In order to avoid errors in scheduling, it is important that the Business Teams (end-users) work closely with the Business Analyst, the Project Manager(s) and the Project Architect. These four domain specialists should work in coherence with each other. The Project Manager in turn must work with the Development Team and the Testing Team. There should also be Subject Matter Experts (SMEs) who can be involved during the planning and estimation stage in order to understand the Business Requirements more clearly. Planning and estimation should be very carefully done passing through many iterations in order to reach near perfection.
To avoid increasing number of iterations it is best to bring in the experience from similar projects implemented in the past. It is also advisable to use smart application management (ALM) tools in order to avoid project failure.
The error in requirements gathering, planning and estimation will disrupt the schedule at every step of the projects lifecycle. If many features keep getting added later during the development phases it will translate into the risk of requirements ‘overload’. Obviously the project will trip at many places through its lifecycle.
Lack of Project Charter
Many a time documentation work is relegated or postponed simply because it is less appealing and considered more clerical. But Project Managers fail to understand that as the project progresses through its lifecycle, proper documentation should also be done simultaneously. The most dangerous thing that can happen is when one of the core team members quits the organization during a critical phase. If there is no proper documentation then the critical information will go away with that outgoing team member. Obviously, this will lead to the risk of wasting essential resource of time.
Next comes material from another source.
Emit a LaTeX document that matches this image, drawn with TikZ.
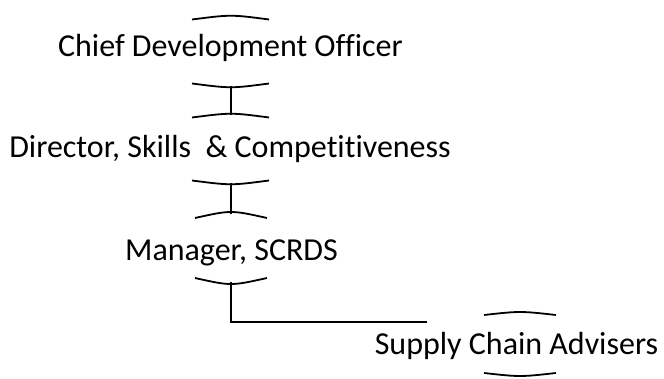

The fourth type of risk is aggravated more as a result factor of the first three anomalies. Right from the beginning, if you keep taking these deadly risks, then the side effects will certainly surface by the integration stage. There might have been some conflicting assumptions that would have been formed during the race against time. Later, the integration and testing will bomb and the project would have over-shot the budget and timeline by then.
Lesser Productivity during Early Stages
If you have schedules in your project with longer deadlines for various milestones, then usually the initial stages suffer with lesser productivity. This is another deadly risk which the team takes unconsciously. It leads to pile-up of uncompleted tasks pushing them more towards the later stages. Hence, the experts advise on having shorter duration milestones as it becomes more manageable. Shorter durations always generate a sense of urgency among the team members as the deadlines are always ‘seemingly’ close. This helps in tasks usually being completed on schedule.